4. Input and Output:

word1 = input("Enter the first word: ")
word2 = input("Enter the second word: ")

• input() is used to get input from the user. These are the words we want to check for being anagrams.

5. Conditional Check:

if is_anagram(word1, word2):
    print(f'"{word1}" and "{word2}" are anagrams.')
else:
    print(f'"{word1}" and "{word2}" are not anagrams.')

• The is_anagram function returns True or False. Based on this result, the program prints whether the words are anagrams or not.

Example Run:

Input:

Enter the first word: listen
Enter the second word: silent

Output:

"listen" and "silent" are anagrams.

How It Works:

1. Input Strings:

• User gives two strings.

2. Preprocessing:

• Both the strings are converted to lower case and the spaces are removed.

3. Sorting:

• Characters in each string are sorted and compared.

4. Result:

• If the sorted lists are equal, the strings are anagrams; otherwise, they are not.

Alternative Approaches:

Using a Dictionary (Frequency Count):

Instead of sorting, you can count the frequency of each character in both strings and compare the counts:

from collections import Counter

def is_anagram(str1, str2):
    str1 = str1.replace(" ", "").lower()
    str2 = str2.replace(" ", "").lower()
    return Counter(str1) == Counter(str2)

# Input strings
word1 = input("Enter the first word: ")
word2 = input("Enter the second word: ")

if is_anagram(word1, word2):
    print(f'"{word1}" and "{word2}" are anagrams.')
else:
    print(f'"{word1}" and "{word2}" are not anagrams.')
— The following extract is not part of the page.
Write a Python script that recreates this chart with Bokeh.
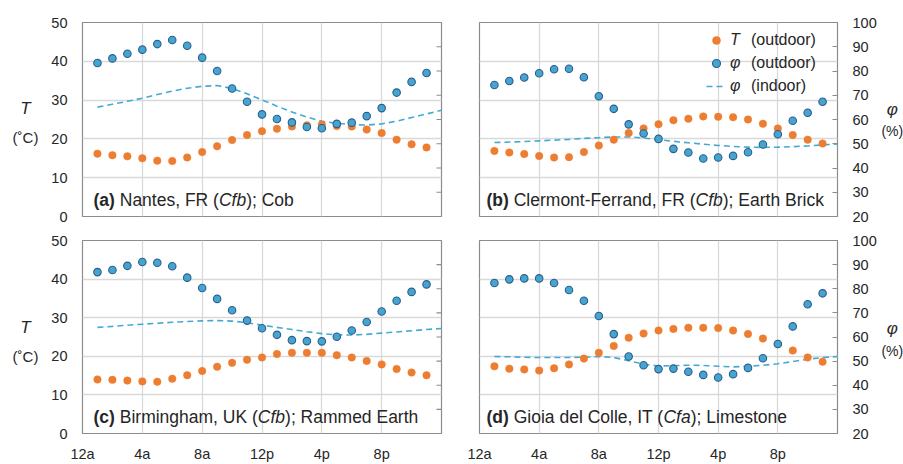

• Counter from collections: This creates a frequency dictionary for the characters in a string.
• For example:
  • Counter("listen") → {'l': 1, 'i': 1, 's': 1, 't': 1, 'e': 1, 'n': 1}
  • Counter("silent") → {'s': 1, 'i': 1, 'l': 1, 'e': 1, 'n': 1, 't': 1}
• If the frequency dictionaries are the same, the strings are anagrams.

Which Method is Better?

• Sorting is fairly straightforward and intuitive, but for larger strings, this is less efficient (O(n log n)).
• Frequency Count (using Counter) is faster for large inputs (O(n)) and should be preferred in performance-intensive applications.